> WORK REQUIRED
Copy exactly the lines from the start of the material through the line with "for (const d of [10, 100, 1000, 1e4, 1e5, 1e6])". Pictures stay out of the copy.

> MATERIAL TO PROCESS
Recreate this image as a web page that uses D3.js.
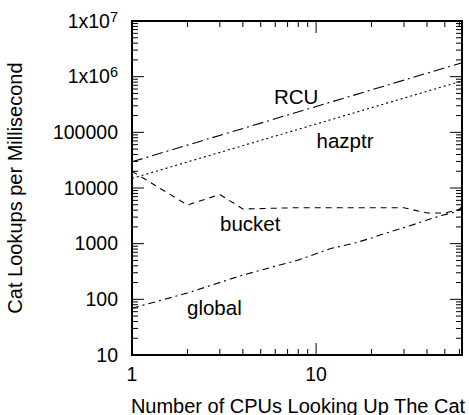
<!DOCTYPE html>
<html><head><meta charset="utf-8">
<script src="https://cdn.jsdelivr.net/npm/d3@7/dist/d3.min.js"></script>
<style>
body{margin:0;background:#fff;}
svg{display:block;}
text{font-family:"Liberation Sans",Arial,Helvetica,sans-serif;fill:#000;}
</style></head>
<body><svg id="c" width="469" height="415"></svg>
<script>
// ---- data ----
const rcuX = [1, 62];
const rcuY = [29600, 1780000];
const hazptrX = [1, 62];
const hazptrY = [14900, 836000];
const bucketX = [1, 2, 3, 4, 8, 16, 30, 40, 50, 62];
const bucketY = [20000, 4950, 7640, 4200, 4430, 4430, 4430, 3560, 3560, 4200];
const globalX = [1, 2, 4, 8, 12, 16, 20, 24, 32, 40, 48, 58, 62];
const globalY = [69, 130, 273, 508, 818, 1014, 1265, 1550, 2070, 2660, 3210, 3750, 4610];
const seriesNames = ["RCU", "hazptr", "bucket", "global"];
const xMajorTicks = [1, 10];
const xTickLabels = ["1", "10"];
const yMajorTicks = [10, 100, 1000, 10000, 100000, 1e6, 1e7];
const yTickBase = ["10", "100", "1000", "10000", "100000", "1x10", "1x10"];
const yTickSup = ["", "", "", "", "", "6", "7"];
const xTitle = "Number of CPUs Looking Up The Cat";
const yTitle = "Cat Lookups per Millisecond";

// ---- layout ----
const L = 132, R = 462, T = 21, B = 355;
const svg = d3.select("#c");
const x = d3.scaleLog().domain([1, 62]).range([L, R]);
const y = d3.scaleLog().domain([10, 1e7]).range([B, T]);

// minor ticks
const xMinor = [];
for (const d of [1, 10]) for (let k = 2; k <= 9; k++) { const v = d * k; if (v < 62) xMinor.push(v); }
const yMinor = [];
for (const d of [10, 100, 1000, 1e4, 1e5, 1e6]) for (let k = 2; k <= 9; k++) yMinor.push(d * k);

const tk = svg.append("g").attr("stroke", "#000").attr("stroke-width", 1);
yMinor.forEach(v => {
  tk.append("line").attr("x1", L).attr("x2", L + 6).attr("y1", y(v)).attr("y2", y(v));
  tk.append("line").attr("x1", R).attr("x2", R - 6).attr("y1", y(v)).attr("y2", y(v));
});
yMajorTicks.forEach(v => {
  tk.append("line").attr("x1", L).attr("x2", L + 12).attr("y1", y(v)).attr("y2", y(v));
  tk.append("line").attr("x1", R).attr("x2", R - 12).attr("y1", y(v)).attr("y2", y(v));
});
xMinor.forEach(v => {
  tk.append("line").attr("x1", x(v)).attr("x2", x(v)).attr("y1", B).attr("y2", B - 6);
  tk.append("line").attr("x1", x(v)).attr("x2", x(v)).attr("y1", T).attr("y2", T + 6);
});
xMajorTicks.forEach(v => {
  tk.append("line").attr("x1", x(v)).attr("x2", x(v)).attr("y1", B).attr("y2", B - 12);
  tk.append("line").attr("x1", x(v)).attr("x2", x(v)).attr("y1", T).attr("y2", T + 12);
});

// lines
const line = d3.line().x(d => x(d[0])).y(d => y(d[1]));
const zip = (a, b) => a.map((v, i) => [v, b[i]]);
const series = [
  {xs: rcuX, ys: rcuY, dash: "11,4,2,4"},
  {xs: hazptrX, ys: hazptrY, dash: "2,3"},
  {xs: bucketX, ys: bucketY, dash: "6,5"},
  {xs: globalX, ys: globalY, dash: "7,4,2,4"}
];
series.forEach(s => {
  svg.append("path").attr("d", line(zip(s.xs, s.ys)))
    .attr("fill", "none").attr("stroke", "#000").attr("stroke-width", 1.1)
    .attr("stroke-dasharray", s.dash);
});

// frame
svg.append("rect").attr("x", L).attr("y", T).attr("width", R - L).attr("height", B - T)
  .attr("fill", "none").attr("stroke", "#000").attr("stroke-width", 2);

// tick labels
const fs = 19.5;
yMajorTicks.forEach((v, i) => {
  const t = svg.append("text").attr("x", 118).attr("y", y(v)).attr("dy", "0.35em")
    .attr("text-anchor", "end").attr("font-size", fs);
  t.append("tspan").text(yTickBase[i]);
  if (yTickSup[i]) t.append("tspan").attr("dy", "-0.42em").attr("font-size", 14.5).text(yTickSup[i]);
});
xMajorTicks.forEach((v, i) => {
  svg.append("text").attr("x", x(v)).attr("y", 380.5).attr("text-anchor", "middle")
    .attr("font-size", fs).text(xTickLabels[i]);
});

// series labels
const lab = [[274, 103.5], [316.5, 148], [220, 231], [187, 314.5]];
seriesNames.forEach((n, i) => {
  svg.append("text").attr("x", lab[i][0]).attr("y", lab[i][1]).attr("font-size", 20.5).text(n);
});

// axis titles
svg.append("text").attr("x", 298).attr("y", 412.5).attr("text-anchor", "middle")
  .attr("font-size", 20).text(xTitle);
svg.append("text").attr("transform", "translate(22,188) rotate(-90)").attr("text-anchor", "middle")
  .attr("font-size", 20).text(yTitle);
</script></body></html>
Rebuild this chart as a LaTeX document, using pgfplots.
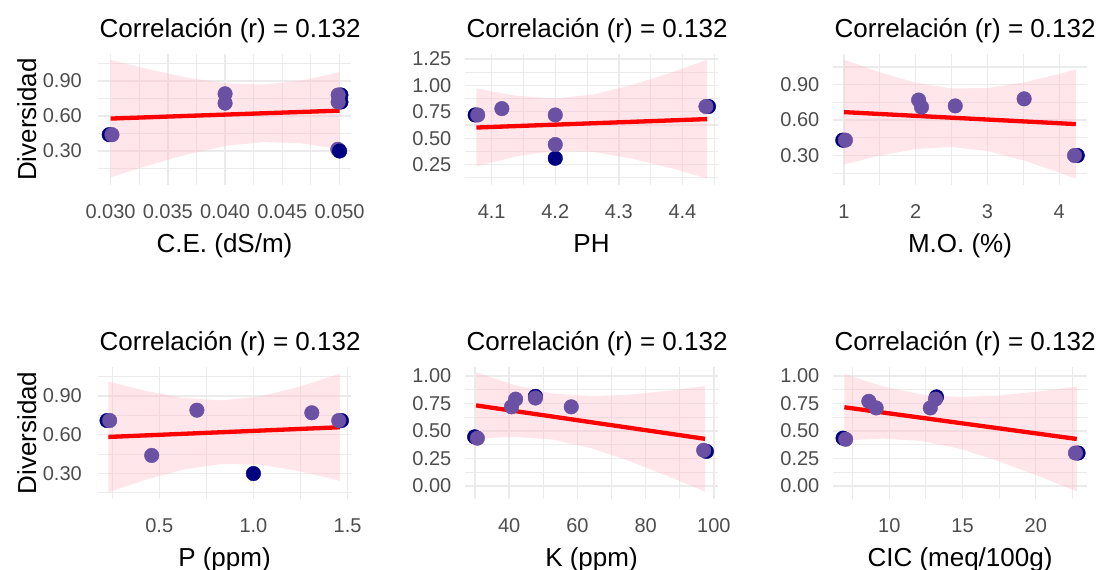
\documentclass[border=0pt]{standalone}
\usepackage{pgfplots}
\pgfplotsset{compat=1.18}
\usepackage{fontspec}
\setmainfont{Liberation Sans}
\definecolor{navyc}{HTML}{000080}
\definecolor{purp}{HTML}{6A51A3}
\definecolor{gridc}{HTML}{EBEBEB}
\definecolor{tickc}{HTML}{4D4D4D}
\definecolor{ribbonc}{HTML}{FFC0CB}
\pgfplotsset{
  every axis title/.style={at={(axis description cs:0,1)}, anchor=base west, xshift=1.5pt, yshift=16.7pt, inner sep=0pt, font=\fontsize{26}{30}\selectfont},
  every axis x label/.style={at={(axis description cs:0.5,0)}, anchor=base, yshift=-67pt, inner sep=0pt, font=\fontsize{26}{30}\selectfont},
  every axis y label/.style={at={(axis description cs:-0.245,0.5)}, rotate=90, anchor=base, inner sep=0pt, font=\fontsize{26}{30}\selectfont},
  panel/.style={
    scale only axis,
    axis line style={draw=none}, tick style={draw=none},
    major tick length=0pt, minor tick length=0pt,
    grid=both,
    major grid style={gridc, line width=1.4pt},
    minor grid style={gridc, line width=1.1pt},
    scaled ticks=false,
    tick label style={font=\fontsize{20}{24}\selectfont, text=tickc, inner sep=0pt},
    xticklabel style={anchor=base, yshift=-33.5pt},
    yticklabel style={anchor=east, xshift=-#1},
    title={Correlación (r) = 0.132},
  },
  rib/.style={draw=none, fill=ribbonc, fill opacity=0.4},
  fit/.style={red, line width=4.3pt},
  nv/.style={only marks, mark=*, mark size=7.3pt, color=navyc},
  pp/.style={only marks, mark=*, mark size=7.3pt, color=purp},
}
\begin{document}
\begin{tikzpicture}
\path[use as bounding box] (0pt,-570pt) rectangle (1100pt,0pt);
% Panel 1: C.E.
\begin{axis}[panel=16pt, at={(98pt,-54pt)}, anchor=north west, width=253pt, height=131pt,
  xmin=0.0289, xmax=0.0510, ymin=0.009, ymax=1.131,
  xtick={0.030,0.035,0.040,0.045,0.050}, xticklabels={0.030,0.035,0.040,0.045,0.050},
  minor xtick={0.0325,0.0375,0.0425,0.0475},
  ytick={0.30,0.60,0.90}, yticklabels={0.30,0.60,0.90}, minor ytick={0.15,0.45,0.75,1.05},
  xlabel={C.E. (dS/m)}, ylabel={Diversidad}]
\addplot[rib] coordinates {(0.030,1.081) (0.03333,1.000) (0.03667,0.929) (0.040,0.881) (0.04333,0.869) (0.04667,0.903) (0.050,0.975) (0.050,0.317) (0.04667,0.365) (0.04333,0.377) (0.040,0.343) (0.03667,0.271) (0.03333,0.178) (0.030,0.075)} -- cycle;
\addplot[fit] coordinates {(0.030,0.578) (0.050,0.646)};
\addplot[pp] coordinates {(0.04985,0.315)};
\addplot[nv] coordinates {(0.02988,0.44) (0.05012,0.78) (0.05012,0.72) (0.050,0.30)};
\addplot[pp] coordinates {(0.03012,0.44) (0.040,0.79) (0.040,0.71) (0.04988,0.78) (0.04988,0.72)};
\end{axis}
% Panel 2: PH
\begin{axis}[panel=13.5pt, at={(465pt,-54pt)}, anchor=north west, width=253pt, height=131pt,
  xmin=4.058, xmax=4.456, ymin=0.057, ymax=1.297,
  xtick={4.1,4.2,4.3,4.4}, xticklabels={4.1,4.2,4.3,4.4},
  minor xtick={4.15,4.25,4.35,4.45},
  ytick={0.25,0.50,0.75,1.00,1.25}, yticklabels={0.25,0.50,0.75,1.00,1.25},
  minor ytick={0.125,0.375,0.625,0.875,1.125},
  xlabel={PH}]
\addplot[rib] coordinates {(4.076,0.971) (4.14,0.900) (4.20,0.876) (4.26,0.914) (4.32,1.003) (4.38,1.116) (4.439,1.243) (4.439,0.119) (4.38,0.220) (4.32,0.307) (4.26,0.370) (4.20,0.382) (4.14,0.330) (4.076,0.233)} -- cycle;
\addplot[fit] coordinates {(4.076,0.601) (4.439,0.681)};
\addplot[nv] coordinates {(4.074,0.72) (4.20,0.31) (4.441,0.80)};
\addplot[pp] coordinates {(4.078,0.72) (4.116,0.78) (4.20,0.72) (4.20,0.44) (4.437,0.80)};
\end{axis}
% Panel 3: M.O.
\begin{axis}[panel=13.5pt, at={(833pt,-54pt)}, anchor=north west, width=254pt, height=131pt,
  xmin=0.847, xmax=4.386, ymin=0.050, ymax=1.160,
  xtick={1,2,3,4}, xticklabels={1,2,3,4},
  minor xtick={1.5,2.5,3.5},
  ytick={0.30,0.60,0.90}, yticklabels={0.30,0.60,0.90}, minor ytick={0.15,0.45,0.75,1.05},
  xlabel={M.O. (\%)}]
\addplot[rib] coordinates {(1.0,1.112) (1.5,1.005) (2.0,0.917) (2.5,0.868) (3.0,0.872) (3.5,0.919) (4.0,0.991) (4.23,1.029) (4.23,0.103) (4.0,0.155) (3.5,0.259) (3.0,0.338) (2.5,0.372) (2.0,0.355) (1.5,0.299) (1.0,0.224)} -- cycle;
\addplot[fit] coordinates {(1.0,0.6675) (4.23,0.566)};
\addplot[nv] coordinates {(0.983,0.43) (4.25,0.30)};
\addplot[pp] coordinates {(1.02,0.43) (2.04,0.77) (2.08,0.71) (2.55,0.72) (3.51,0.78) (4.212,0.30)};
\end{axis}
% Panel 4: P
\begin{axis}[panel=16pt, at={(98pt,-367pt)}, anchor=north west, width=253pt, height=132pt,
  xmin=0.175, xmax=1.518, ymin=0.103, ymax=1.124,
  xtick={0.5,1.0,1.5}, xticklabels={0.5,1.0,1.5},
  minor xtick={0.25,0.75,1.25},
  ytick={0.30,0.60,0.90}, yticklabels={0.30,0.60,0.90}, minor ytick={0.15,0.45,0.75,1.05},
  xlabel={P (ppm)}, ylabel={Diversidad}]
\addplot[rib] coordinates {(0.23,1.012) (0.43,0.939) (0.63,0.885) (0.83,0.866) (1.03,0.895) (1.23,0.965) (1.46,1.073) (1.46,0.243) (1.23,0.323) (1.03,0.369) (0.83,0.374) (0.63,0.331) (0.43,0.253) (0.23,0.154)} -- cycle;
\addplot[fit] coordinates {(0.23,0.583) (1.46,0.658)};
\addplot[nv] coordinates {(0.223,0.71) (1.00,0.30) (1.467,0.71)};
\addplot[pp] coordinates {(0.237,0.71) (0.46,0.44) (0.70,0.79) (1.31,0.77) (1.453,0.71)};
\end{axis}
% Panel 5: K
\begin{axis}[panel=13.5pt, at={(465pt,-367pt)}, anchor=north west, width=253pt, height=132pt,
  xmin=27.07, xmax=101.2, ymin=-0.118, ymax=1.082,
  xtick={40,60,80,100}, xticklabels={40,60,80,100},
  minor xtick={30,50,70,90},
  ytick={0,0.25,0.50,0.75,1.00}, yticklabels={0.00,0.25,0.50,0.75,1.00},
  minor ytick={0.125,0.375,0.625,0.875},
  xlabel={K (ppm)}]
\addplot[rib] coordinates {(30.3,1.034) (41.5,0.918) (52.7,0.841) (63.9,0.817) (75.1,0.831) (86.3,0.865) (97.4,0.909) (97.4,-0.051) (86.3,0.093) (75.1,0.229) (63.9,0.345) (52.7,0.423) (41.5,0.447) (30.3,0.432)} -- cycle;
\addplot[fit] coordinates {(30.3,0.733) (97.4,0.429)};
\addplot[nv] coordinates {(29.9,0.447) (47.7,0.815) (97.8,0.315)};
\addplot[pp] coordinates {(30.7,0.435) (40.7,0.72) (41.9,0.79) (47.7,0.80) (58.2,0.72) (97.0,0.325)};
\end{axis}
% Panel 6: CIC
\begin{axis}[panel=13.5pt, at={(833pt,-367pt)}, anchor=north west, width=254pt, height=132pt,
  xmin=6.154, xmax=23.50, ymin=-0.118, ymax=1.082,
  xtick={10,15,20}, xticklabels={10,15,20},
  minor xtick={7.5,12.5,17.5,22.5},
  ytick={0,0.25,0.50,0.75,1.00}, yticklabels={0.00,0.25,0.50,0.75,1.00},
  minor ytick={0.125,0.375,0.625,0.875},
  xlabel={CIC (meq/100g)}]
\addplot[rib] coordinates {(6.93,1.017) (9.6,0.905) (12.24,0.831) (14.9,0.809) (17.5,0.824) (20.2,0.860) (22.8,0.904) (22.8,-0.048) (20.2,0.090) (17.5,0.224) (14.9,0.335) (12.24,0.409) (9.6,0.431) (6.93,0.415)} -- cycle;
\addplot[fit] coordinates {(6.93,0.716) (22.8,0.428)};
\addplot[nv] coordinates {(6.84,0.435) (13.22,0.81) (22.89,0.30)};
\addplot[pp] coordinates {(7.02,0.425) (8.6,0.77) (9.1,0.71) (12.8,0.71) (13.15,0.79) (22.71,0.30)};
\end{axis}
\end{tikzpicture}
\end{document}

> WRITTEN RESPONSE
Recreate this image as a web page that uses D3.js.
<!DOCTYPE html>
<html><head><meta charset="utf-8">
<script src="https://cdn.jsdelivr.net/npm/d3@7/dist/d3.min.js"></script>
<style>
body{margin:0;background:#fff;}
svg{display:block;}
text{font-family:"Liberation Sans",Arial,Helvetica,sans-serif;fill:#000;}
</style></head>
<body><svg id="c" width="469" height="415"></svg>
<script>
// ---- data ----
const rcuX = [1, 62];
const rcuY = [29600, 1780000];
const hazptrX = [1, 62];
const hazptrY = [14900, 836000];
const bucketX = [1, 2, 3, 4, 8, 16, 30, 40, 50, 62];
const bucketY = [20000, 4950, 7640, 4200, 4430, 4430, 4430, 3560, 3560, 4200];
const globalX = [1, 2, 4, 8, 12, 16, 20, 24, 32, 40, 48, 58, 62];
const globalY = [69, 130, 273, 508, 818, 1014, 1265, 1550, 2070, 2660, 3210, 3750, 4610];
const seriesNames = ["RCU", "hazptr", "bucket", "global"];
const xMajorTicks = [1, 10];
const xTickLabels = ["1", "10"];
const yMajorTicks = [10, 100, 1000, 10000, 100000, 1e6, 1e7];
const yTickBase = ["10", "100", "1000", "10000", "100000", "1x10", "1x10"];
const yTickSup = ["", "", "", "", "", "6", "7"];
const xTitle = "Number of CPUs Looking Up The Cat";
const yTitle = "Cat Lookups per Millisecond";

// ---- layout ----
const L = 132, R = 462, T = 21, B = 355;
const svg = d3.select("#c");
const x = d3.scaleLog().domain([1, 62]).range([L, R]);
const y = d3.scaleLog().domain([10, 1e7]).range([B, T]);

// minor ticks
const xMinor = [];
for (const d of [1, 10]) for (let k = 2; k <= 9; k++) { const v = d * k; if (v < 62) xMinor.push(v); }
const yMinor = [];
for (const d of [10, 100, 1000, 1e4, 1e5, 1e6]) for (let k = 2; k <= 9; k++) yMinor.push(d * k);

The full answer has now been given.